The factorization has the form:

A - S = L * U,

where: S is a m-by-n diagonal sign matrix with the diagonal D, so that D(i) = S(i,i), 0 <= i < min(M,N). The diagonal D is constructed as D(i)=-SIGN(A(i,i)), where A(i,i) is the value after performing i steps of Gaussian elimination. This means that the diagonal element at each step of “modified” Gaussian elimination is at least one in absolute value (so that division-by-zero not possible during the division by the diagonal element);

L is a M-by-N lower triangular matrix with unit diagonal elements (lower trapezoidal if M > N);

and U is a M-by-N upper triangular matrix (upper trapezoidal if M < N).

This routine is an auxiliary routine used in the Householder reconstruction routine ZUNHR_COL. In ZUNHR_COL, this routine is applied to an M-by-N matrix A with orthonormal columns, where each element is bounded by one in absolute value. With the choice of the matrix S above, one can show that the diagonal element at each step of Gaussian elimination is the largest (in absolute value) in the column on or below the diagonal, so that no pivoting is required for numerical stability [1].

For more details on the Householder reconstruction algorithm, including the modified LU factorization, see [1].

This is the recursive version of the LU factorization algorithm.
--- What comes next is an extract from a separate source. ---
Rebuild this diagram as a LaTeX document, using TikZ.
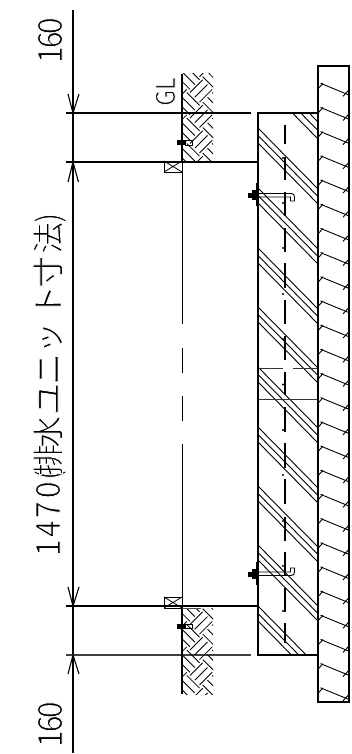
\documentclass[tikz,border=0pt]{standalone}
\usepackage{fontspec}
\setmainfont{Noto Sans CJK JP}
\tikzset{
  dimline/.style={line width=1.1pt,black},
  thinline/.style={line width=1pt,black},
  outline/.style={line width=2.2pt,black},
  hatchline/.style={line width=.9pt,black},
  earthline/.style={line width=.85pt,black},
  centerdash/.style={line width=1.6pt,black},
  dimtext/.style={rotate=90,anchor=base west,inner sep=0pt,text=black,font=\fontsize{32}{32}\selectfont},
}
\newcommand{\thinon}{\special{pdf:code 2 Tr 1 1 1 RG 0.8 w}}
\newcommand{\thinoff}{\special{pdf:code 0 Tr 0 0 0 RG}}
\newcommand{\gl}[2]{\makebox[0pt]{\thinon #2\thinoff}\hspace{#1pt}}
\newcommand{\dg}[2]{\makebox[0pt]{\scalebox{.95}[1.05]{\thinon #2\thinoff}}\hspace{#1pt}}
\newcommand{\earthhatch}{%
  \foreach \i in {-8,...,8}{\foreach \j in {-8,...,8}{%
    \pgfmathtruncatemacro{\parity}{mod(abs(\i+\j),2)}%
    \ifnum\parity=0
      \foreach \f in {0,.375,.75}{\draw[earthline] ({\i*18},{(\j+\f)*18}) -- ({(\i+1)*18},{(\j+\f)*18});}%
    \else
      \foreach \f in {.125,.5,.875}{\draw[earthline] ({(\i+\f)*18},{(\j-.125)*18}) -- ({(\i+\f)*18},{(\j+.875)*18});}%
    \fi
  }}%
}
\begin{document}
\begin{tikzpicture}[x=1pt,y=-1pt]
\useasboundingbox (0,0) rectangle (351,754);
% dimension line
\draw[dimline] (73,10) -- (73,753);
\foreach \yy in {113,162,606,655}{\coordinate (e\yy) at (66,\yy);}
\draw[dimline] (e113) -- (251,113);
\draw[line width=1.4pt] (e162) -- (258,162);
\draw[dimline] (e606) -- (258,606);
\draw[line width=1.3pt,black!75] (e655) -- (251,655);
% arrows
\draw[dimline] (68,94) -- (73,113) -- (79,94);
\draw[dimline] (68,182) -- (73,162) -- (78.5,182);
\draw[dimline] (68,587) -- (73,606) -- (79,587);
\draw[dimline] (68,674) -- (73,655) -- (79,674);
% earth hatch
\begin{scope}
\clip (183,74) rectangle (213,162);
\begin{scope}[shift={(190,118)},rotate=45]\earthhatch\end{scope}
\end{scope}
\begin{scope}
\clip (183,608) rectangle (213,694);
\begin{scope}[shift={(190,650)},rotate=45]\earthhatch\end{scope}
\end{scope}
% ground lines
\draw[outline] (182,74) -- (182,162);
\draw[outline] (182,606) -- (182,694);
\draw[thinline] (182,162) -- (182,324) (182,348) -- (182,372.5) (182,396) -- (182,421) (182,444) -- (182,606);
% timber blocks
\draw[line width=.9pt] (164,161) rectangle (182,172);
\draw[line width=.8pt] (164,161) -- (182,172) (164,172) -- (182,161);
\draw[line width=.9pt] (164,597) rectangle (182,608);
\draw[line width=.8pt] (164,597) -- (182,608) (164,608) -- (182,597);
\draw[line width=1pt,black!70] (182,608) -- (201,608);
% small ground bolts
\fill (177,140.2) rectangle (185.5,145.5);
\draw[line width=.9pt] (185.5,140.5) rectangle (192.5,145);
\fill (177,623.5) rectangle (185.5,628.8);
\draw[line width=.9pt] (185.5,624) rectangle (192.5,628.5);
% concrete hatch
\begin{scope}
\clip (258,113) rectangle (318,655);
\foreach \yy in {61,69.6,78,128,135.5,143,188,195.5,203,248,255.5,263,307,314.5,322,367,374.5,382,427,434.5,442,486,493.5,501,545,552.5,560,606,613.5,621}{
  \draw[hatchline] (258,\yy) -- (318,{\yy+61});
}
\end{scope}
% cross joints
\draw[line width=.9pt,black!80] (258,368) -- (283,368) (293,368) -- (318,368);
\draw[line width=.9pt,black!80] (258,399) -- (318,399);
% box and slab
\draw[outline] (258,113) rectangle (318,655);
\draw[outline] (318,66) rectangle (349,702);
% slab hatch
\foreach \k in {0,...,25}{
  \pgfmathsetmacro{\yk}{83.3+24.18*\k}
  \draw[hatchline] (320.5,\yk) -- (349,\yk+11.7);
  \draw[hatchline] (318.5,\yk+5) -- (323,\yk);
  \draw[hatchline] (343,\yk+13) -- (349,\yk+6.5);
}
% centre dash line
\foreach \a/\b in {125/144,157/180,192/216,228/252,263/288,300/324,336/360,372/395,407/432,443/468,479/504,517/541,552/575,588/612,623/643}{
  \draw[centerdash] (285,\a) -- (285,\b);
}
\foreach \yy in {158,203,248,294,339,384.5,430,475,521,566,611}{
  \fill (283,\yy) circle (1.2);
}
% anchors
\draw[line width=.9pt] (258,193.5) -- (291,193.5) .. controls (293.5,193.5) and (294.5,195) .. (294.5,197) -- (294.5,201) -- (290.5,201) -- (290.5,197) -- (258,197);
\draw[line width=.9pt] (258,575.5) -- (291,575.5) .. controls (293.5,575.5) and (294.5,574) .. (294.5,572) -- (294.5,568) -- (290.5,568) -- (290.5,572) -- (258,572);
\fill (248,192.5) rectangle (258,197.5);
\fill (252,190) rectangle (256,200);
\fill (248,571.5) rectangle (258,576.5);
\fill (252,569) rectangle (256,579);
\draw[line width=2.8pt] (257.5,183) -- (257.5,206);
\draw[line width=2.8pt] (257.5,562) -- (257.5,585);
% texts
\node[dimtext] (top) at (62,55) {\dg{15}{1}\dg{14}{6}\dg{0}{0}};
\node[dimtext] (main) at (60,548) {\dg{19}{1}\dg{19}{4}\dg{20}{7}\dg{15}{0}\gl{15}{(}\gl{28}{排}\gl{33}{水}\gl{30}{ユ}\gl{31}{ニ}\gl{37}{ッ}\gl{29}{ト}\gl{34}{寸}\gl{20}{法}\gl{0}{)}};
\node[dimtext] (bottom) at (62,739) {\dg{15}{1}\dg{14}{6}\dg{0}{0}};
\node[rotate=90,anchor=base west,inner sep=0pt,text=black,font=\fontsize{25}{25}\selectfont] (gl) at (175,98) {\dg{14}{G}\dg{0}{L}};
\end{tikzpicture}
\end{document}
Denote A - S by B. The algorithm divides the matrix B into four submatrices:

   [  B11 | B12  ]  where B11 is n1 by n1,

B = [ –—|–— ] B21 is (m-n1) by n1, [ B21 | B22 ] B12 is n1 by n2, B22 is (m-n1) by n2, with n1 = min(m,n)/2, n2 = n-n1.

The subroutine calls itself to factor B11, solves for B21, solves for B12, updates B22, then calls itself to factor B22.

For more details on the recursive LU algorithm, see [2].

ZLAUNHR_COL_GETRFNP2 is called to factorize a block by the blocked routine ZLAUNHR_COL_GETRFNP, which uses blocked code calling Level 3 BLAS to update the submatrix. However, ZLAUNHR_COL_GETRFNP2 is self-sufficient and can be used without ZLAUNHR_COL_GETRFNP.

[1] “Reconstructing Householder vectors from tall-skinny QR”, G. Ballard, J. Demmel, L. Grigori, M. Jacquelin, H.D. Nguyen, E. Solomonik, J. Parallel Distrib. Comput., vol. 85, pp. 3-31, 2015.

[2] “Recursion leads to automatic variable blocking for dense linear

algebra algorithms”, F. Gustavson, IBM J. of Res. and Dev., vol. 41, no. 6, pp. 737-755, 1997.

Parameters

in

m

The number of rows of the matrix A. m >= 0.

in

n

The number of columns of the matrix A. n >= 0.

inout

A

Complex array, dimension (lda, n). On entry, the M-by-N matrix to be factored. On exit, the factors L and U from the factorization A-S=L*U; the unit diagonal elements of L are not stored.

in

lda

The leading dimension of the array A. lda >= max(1, m).

out

D

Complex array, dimension min(m, n). The diagonal elements of the diagonal M-by-N sign matrix S, D(i) = S(i,i), where 0 <= i < min(M,N). The elements can be only ( +1.0, 0.0 ) or (-1.0, 0.0 ).

out

info

= 0: successful exit
< 0: if info = -i, the i-th argument had an illegal value.